Frequently Asked Questions
- I think that a person with common sense can sift through Babywise and apply it in a reasonable and flexible manner. Isn't that how anyone would approach any parenting book?
Ezzo markets Babywise as a guidebook for inexperienced, new parents -- common sense is compiled from life experience. The authors' ideas are presented after a lengthy and often inaccurate portrayal of other ideas and options. This predisposes the reader to be alarmed about other approaches and to accept that of Babywise uncritically.
Many parenting books offer information which parents can apply selectively, but Babywise is an "infant management plan" intended to be taken as a whole. Adherence to the book's program is linked with attaining the promised benefits, while straying too far from its parameters is portrayed as creating problems.
Many former users of Babywise told people at the time that they were tempering the method with common sense and flexibility. Yet in hindsight they admit, "Now that I am more experienced, I realize I was far too wrapped up in doing things by the book. I should have relaxed and enjoyed my baby."
- But I'm nervous about how this new baby will impact our life and Babywise sounds so good!
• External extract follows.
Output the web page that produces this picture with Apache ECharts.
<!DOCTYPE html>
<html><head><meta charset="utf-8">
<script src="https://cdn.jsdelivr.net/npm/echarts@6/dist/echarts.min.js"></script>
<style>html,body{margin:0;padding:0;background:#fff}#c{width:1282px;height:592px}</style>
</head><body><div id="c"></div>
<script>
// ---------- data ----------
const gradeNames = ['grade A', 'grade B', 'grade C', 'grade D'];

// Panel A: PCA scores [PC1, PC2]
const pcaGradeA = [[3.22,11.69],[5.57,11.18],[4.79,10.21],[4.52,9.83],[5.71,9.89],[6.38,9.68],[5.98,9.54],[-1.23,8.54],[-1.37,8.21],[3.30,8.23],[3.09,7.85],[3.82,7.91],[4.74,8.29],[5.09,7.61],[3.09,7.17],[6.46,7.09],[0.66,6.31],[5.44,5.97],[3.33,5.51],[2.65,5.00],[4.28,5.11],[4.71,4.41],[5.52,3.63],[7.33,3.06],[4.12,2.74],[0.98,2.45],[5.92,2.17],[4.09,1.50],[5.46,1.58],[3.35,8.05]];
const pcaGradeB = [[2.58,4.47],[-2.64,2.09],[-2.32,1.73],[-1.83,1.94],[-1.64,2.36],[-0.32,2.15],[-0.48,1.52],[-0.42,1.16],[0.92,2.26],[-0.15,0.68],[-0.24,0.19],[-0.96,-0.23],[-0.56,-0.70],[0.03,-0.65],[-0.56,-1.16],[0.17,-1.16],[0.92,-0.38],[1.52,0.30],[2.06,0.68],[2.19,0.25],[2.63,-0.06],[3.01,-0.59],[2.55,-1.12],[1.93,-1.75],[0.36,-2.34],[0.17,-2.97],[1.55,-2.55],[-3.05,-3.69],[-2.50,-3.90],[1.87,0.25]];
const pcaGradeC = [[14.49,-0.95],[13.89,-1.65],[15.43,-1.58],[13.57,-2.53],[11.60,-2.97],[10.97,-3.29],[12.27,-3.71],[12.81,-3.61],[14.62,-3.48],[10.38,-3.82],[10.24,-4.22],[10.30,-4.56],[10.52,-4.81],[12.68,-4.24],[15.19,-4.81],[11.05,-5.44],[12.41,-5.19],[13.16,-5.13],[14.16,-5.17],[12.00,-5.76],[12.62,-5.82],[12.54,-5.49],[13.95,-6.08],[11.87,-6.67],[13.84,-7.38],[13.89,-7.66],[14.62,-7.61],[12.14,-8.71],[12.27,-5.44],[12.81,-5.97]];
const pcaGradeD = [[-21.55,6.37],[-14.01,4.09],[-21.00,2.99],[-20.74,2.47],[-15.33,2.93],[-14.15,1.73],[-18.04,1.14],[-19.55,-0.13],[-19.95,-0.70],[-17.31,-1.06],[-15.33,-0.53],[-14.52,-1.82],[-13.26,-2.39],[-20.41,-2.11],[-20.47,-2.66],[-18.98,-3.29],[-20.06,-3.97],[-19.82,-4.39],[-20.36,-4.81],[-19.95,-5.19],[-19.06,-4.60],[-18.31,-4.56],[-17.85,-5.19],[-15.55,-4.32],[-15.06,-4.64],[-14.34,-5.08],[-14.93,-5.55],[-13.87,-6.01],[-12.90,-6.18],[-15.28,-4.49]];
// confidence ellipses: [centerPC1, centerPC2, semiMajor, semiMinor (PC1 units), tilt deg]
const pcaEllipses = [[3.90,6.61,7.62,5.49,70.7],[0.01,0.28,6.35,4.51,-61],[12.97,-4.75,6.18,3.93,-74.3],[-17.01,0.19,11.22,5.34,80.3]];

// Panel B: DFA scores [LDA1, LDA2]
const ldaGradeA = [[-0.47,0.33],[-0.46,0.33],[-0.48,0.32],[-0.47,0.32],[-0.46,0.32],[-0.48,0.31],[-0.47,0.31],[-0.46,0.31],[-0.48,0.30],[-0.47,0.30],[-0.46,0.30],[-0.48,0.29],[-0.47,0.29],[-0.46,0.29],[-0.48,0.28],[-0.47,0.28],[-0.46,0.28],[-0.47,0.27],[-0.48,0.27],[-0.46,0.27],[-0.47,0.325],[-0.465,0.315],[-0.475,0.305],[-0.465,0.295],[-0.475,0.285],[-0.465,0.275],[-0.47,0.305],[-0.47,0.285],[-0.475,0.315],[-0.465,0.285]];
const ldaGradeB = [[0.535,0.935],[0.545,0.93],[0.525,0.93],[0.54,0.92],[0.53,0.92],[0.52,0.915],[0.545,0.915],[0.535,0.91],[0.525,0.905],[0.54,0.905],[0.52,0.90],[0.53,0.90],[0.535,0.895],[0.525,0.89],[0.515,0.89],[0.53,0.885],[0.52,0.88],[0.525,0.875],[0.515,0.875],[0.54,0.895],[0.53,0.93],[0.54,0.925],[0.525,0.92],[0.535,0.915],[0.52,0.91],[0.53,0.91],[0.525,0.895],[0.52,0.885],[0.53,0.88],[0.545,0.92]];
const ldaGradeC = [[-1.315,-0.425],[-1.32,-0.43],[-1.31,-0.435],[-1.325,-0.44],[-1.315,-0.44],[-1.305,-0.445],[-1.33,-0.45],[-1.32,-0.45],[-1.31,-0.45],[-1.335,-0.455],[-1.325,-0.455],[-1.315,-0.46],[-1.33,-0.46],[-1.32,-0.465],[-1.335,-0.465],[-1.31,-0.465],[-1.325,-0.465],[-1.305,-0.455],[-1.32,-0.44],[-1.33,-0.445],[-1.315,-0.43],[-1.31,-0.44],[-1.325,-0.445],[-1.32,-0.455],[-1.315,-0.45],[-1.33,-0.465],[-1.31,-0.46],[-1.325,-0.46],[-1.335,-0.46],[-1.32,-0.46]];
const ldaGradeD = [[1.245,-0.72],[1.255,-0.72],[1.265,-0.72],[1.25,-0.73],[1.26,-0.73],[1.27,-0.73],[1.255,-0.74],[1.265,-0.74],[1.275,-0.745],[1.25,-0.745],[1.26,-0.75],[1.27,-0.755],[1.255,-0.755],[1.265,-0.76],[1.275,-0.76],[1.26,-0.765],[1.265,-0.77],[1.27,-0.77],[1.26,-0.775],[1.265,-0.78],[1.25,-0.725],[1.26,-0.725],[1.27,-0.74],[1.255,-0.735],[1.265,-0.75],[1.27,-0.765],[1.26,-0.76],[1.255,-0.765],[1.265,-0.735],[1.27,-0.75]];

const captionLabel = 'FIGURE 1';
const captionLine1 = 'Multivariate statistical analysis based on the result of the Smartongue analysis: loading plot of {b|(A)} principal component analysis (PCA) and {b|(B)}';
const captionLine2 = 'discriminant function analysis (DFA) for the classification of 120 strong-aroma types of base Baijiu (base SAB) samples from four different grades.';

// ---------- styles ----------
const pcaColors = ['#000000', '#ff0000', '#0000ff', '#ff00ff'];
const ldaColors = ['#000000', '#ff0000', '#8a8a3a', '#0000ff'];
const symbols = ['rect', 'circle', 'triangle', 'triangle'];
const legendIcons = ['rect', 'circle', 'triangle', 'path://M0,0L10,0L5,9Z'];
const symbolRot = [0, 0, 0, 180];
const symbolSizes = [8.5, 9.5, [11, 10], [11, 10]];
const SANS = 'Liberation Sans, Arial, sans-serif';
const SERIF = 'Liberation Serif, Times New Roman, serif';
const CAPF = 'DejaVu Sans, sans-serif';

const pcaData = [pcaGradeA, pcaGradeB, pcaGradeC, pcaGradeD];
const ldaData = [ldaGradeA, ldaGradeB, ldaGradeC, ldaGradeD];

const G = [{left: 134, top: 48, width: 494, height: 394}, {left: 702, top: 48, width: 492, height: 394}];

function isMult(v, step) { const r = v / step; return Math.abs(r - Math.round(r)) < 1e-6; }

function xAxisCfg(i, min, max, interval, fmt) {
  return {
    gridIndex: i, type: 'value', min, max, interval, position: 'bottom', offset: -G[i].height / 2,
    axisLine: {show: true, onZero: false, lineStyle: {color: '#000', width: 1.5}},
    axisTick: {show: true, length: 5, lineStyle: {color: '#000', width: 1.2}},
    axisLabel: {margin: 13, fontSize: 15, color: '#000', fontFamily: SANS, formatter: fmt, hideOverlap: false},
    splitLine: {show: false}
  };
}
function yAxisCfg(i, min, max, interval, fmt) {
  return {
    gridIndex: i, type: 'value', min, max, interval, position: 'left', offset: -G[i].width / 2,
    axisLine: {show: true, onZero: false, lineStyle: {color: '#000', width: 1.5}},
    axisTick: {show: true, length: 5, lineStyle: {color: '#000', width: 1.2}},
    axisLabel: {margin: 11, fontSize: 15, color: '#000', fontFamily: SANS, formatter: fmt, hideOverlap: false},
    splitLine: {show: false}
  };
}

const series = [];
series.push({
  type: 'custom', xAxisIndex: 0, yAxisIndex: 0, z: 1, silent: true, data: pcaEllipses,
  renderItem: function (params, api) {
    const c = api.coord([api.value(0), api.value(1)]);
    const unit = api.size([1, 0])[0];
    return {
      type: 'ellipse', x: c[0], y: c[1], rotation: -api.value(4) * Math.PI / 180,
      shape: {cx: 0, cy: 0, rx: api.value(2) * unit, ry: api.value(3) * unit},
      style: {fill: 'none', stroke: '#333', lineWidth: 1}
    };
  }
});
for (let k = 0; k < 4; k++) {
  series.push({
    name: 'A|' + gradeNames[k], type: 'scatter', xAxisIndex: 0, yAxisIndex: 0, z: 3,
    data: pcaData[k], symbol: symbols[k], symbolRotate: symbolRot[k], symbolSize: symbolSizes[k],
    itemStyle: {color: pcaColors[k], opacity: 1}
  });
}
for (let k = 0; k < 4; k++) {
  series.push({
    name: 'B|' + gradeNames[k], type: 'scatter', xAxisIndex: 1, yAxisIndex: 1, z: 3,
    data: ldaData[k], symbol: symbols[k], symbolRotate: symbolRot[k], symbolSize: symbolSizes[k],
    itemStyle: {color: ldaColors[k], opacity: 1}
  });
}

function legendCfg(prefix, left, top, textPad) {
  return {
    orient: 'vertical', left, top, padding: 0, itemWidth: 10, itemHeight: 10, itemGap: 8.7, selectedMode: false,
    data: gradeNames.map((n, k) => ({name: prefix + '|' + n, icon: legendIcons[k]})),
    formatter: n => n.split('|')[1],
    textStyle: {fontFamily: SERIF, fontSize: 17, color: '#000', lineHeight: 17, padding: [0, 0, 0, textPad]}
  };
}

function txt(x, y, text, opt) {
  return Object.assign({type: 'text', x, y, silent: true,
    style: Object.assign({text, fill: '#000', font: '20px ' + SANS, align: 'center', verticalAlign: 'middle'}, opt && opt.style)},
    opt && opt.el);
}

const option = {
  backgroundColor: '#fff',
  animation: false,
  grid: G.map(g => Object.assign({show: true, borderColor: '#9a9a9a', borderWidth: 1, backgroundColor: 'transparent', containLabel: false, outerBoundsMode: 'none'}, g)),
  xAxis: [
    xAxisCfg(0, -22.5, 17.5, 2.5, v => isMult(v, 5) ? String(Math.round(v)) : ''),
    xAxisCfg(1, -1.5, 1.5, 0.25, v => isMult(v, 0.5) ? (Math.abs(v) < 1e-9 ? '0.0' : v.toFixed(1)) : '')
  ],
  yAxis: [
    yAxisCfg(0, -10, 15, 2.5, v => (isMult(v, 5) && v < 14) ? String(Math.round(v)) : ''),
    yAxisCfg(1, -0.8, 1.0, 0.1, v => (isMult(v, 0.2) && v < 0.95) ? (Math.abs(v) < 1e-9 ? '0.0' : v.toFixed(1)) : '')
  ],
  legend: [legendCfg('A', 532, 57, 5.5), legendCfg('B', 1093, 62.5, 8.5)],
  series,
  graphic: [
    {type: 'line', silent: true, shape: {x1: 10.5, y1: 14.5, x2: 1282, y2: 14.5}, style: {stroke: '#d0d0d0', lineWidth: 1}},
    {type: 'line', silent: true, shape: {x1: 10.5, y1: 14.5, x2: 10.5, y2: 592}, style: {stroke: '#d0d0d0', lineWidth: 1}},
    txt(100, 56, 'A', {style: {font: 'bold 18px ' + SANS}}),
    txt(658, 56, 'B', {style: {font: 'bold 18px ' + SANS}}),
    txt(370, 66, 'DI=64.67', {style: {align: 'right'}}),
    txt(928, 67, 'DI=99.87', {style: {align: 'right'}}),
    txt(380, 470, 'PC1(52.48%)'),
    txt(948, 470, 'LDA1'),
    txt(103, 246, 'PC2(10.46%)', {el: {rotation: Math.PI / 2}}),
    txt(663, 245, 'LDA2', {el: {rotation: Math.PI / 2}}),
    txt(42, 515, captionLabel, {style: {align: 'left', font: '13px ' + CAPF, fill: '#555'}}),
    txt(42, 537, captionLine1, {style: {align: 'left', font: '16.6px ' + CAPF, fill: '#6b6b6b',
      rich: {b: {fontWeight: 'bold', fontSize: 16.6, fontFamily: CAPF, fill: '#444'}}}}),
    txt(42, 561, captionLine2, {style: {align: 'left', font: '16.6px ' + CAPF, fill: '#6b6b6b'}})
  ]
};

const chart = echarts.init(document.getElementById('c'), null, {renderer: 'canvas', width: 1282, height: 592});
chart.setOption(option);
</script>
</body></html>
Babywise and its church-based counterpart, Preparation for Parenting, promote a one-size-fits-all set of parent-centered rules for sleep, feedings, and wake time. Contrary to their claims, these precepts are potentially unhealthy for the child, and leave parents focused on the clock, the rules, and the book, rather than on what their individual baby needs in order to grow and develop physically and emotionally.
Healthy parenting is responding to your baby, meeting your baby's needs, in a way your intuition tells you is right. A high-touch, attentive approach to parenting is enjoyable because it builds both confident parents and loving, sensitive, and connected kids. [Answer adapted from the tri-fold brochure "Intrigued by the claims of Babywise?"]
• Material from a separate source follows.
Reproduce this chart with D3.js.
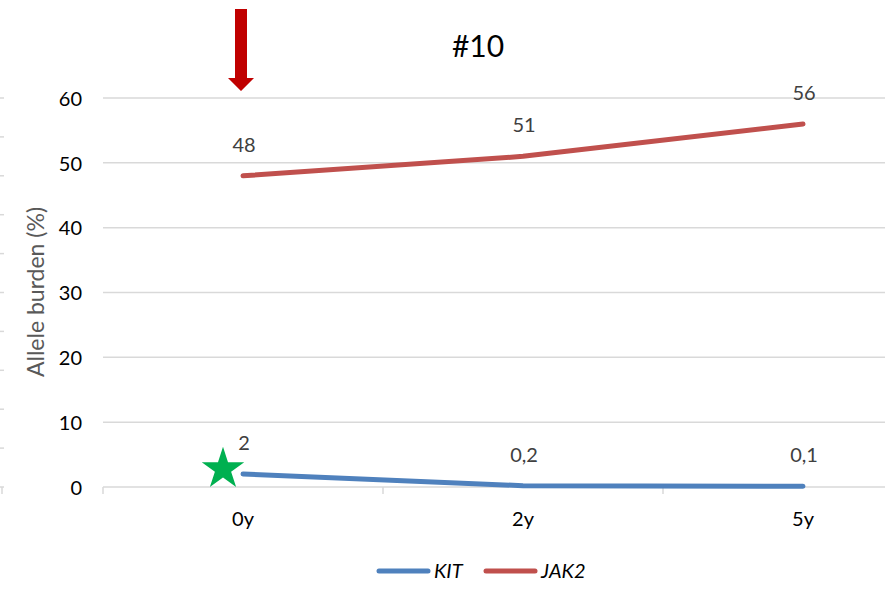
<!DOCTYPE html>
<html>
<head>
<meta charset="utf-8">
<script src="https://cdn.jsdelivr.net/npm/d3@7"></script>
<style>
  html, body { margin: 0; padding: 0; background: #fff; }
  svg { display: block; }
</style>
</head>
<body>
<svg id="chart" width="885" height="591"></svg>
<script>
// Time points and allele burden (%) per mutation
const categories = ["0y", "2y", "5y"];
const kitValues = [2, 0.2, 0.1];
const jak2Values = [48, 51, 56];
const yTicks = [0, 10, 20, 30, 40, 50, 60];
const seriesNames = ["KIT", "JAK2"];
const seriesColors = ["#4f81bd", "#c0504d"];
const titleText = "#10";
const yTitle = "Allele burden (%)";
const edgeTicks = d3.range(0, 11); // axis ticks of the neighbouring panel at the left edge

const fmt = v => String(v).replace(".", ",");
const FONT = "Lato, 'Open Sans', sans-serif";

const svg = d3.select("#chart");

const x = d3.scaleBand().domain(categories).range([103, 943]);
const y = d3.scaleLinear().domain([0, 60]).range([487, 98]);
const yEdge = d3.scaleLinear().domain([0, 10]).range([487, 98]);

// Gridlines
svg.append("g")
  .selectAll("line")
  .data(yTicks.filter(t => t > 0))
  .join("line")
  .attr("x1", 103).attr("x2", 885)
  .attr("y1", d => y(d)).attr("y2", d => y(d))
  .attr("stroke", "#d9d9d9").attr("stroke-width", 1.5);

// X axis with category boundary ticks
const xAxis = d3.axisBottom(x).tickSize(0).tickPadding(0);
const gx = svg.append("g").attr("transform", `translate(0,${y(0)})`).call(xAxis);
gx.select(".domain").remove();
gx.append("line").attr("x1", 103).attr("x2", 885).attr("y1", 0).attr("y2", 0)
  .attr("stroke", "#d9d9d9").attr("stroke-width", 1.5);
gx.selectAll(".bound")
  .data(categories)
  .join("line")
  .attr("class", "bound")
  .attr("x1", d => x(d)).attr("x2", d => x(d))
  .attr("y1", 0).attr("y2", 7)
  .attr("stroke", "#d9d9d9").attr("stroke-width", 1.5);
gx.selectAll(".tick text")
  .attr("y", 39)
  .attr("dy", 0)
  .attr("fill", "#000")
  .style("font-family", FONT)
  .style("font-size", "20px");

// Y axis labels
const yAxis = d3.axisLeft(y).tickValues(yTicks).tickSize(0).tickPadding(0);
const gy = svg.append("g").attr("transform", "translate(82,0)").call(yAxis);
gy.select(".domain").remove();
gy.selectAll(".tick text")
  .attr("fill", "#000")
  .attr("dy", "0.36em")
  .style("font-family", FONT)
  .style("font-size", "20px");

// Left edge ticks
svg.append("g")
  .selectAll("line")
  .data(edgeTicks)
  .join("line")
  .attr("x1", 0).attr("x2", 4)
  .attr("y1", d => yEdge(d)).attr("y2", d => yEdge(d))
  .attr("stroke", "#d9d9d9").attr("stroke-width", 1.5);
svg.append("line").attr("x1", 2).attr("x2", 2).attr("y1", 487).attr("y2", 494)
  .attr("stroke", "#d9d9d9").attr("stroke-width", 1.5);

// Y axis title
svg.append("text")
  .attr("transform", "translate(44,292) rotate(-90)")
  .attr("text-anchor", "middle")
  .attr("fill", "#595959")
  .style("font-family", FONT)
  .style("font-size", "23px")
  .text(yTitle);

// Chart title
svg.append("text")
  .attr("x", 478).attr("y", 57)
  .attr("text-anchor", "middle")
  .attr("fill", "#000")
  .style("font-family", FONT)
  .style("font-size", "30px")
  .text(titleText);

// Series lines
const cx = c => x(c) + x.bandwidth() / 2;
const line = d3.line().x(d => cx(d.cat)).y(d => y(d.v));
const series = [kitValues, jak2Values].map((vals, i) => ({
  name: seriesNames[i],
  color: seriesColors[i],
  points: categories.map((c, j) => ({ cat: c, v: vals[j] }))
}));

svg.append("g")
  .selectAll("path")
  .data(series)
  .join("path")
  .attr("d", d => line(d.points))
  .attr("fill", "none")
  .attr("stroke", d => d.color)
  .attr("stroke-width", 5)
  .attr("stroke-linecap", "round")
  .attr("stroke-linejoin", "round");

// Data labels
series.forEach(s => {
  svg.append("g")
    .selectAll("text")
    .data(s.points)
    .join("text")
    .attr("x", d => cx(d.cat) + 1)
    .attr("y", d => y(d.v) - 24)
    .attr("text-anchor", "middle")
    .attr("fill", "#404040")
    .style("font-family", FONT)
    .style("font-size", "20px")
    .text(d => fmt(d.v));
});

// Green star marker beside the first KIT point
const star = d3.symbol().type(d3.symbolStar).size(560);
svg.append("path")
  .attr("d", star())
  .attr("transform", `translate(${cx(categories[0]) - 20},${y(kitValues[0]) - 5})`)
  .attr("fill", "#00b050");

// Red arrow pointing down at the first time point
const ax = cx(categories[0]) - 2;
svg.append("path")
  .attr("d", `M${ax - 6},9 L${ax + 6},9 L${ax + 6},78 L${ax + 13},78 L${ax},91 L${ax - 13},78 L${ax - 6},78 Z`)
  .attr("fill", "#c00000");

// Legend
const legend = svg.append("g");
const legendItems = [
  { name: seriesNames[0], color: seriesColors[0], x: 377 },
  { name: seriesNames[1], color: seriesColors[1], x: 484 }
];
legendItems.forEach(it => {
  legend.append("line")
    .attr("x1", it.x + 2).attr("x2", it.x + 51)
    .attr("y1", 571).attr("y2", 571)
    .attr("stroke", it.color).attr("stroke-width", 5)
    .attr("stroke-linecap", "round");
  legend.append("text")
    .attr("x", it.x + 57).attr("y", 578)
    .attr("fill", "#000")
    .style("font-family", FONT)
    .style("font-size", "20px")
    .style("font-style", "italic")
    .text(it.name);
});
</script>
</body>
</html>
- I'm aware of the controversy and some of the reasons for it, but my church just announced they are starting GFI classes soon. How do I approach my church leadership about this?
Others in your situation have found that their church leaders were either unaware of the controversy or had dismissed concerns in favor of trusting the Ezzos' explanation. Some respectful dialogue may help in either case. If they are simply unaware, you can bring them a selection of items you hope they'll consider (keeping in mind that a huge stack of articles and documents might be overwhelming!)
However, in some cases, church leaders strongly identify with the Ezzos' ideas and simply believe the explanations the Ezzos offer regarding critics and criticism. Therefore, they believe that they will find no merit in any evidence you could offer. In this situation it's disturbing to realize they have chosen to believe the Ezzos over a host of credible, reputable Christian leaders who have voiced concerns. Unfortunately, some church leaders have made that choice, and there may be little you can do to change their minds.
- Why is this website so unbalanced? Aren't you just biased by your own parenting preferences?
Actually, authors of materials presented in this collection parent in a variety of ways and in many cases they have considerable expertise and professional recognition in disciplines that the Ezzos attempt to address without training and expertise. We hope you will evaluate the information based on whether it is logical, fair and accurate - and do the same with the Ezzos' material. Their company website is www.gfi.org.
- Why is this website named www.ezzo.info if this is not a pro-GFI website?
Some would ask why the name "www.ezzo.info" for this site; after all, that would seem to be a name suggesting sponsorship by Gary Ezzo. Steve Rein, the owner of the site responds, "The reason is that when I finally got around to spending some time re-organizing my old website I went looking for domain names because I thought it would be far easier to remember a URL like "www.ezzoinfo.net" than whatever that old URL was. When I typed "ezzo" into one of those domain name searches it came up that www.ezzo.info was not registered. This was a full four months after the .info domain names went up for sale, so I figured Gary Ezzo didn't want the name himself and that this URL will be easier for folks to remember. I am also perhaps one of the few people who is spending time explaining my domain name :)"
- Why is Ezzo quoted incorrectly in some articles?
In the cases we have seen where this objection has been raised, Ezzo was quoted correctly from the edition that was current at the time the article was written.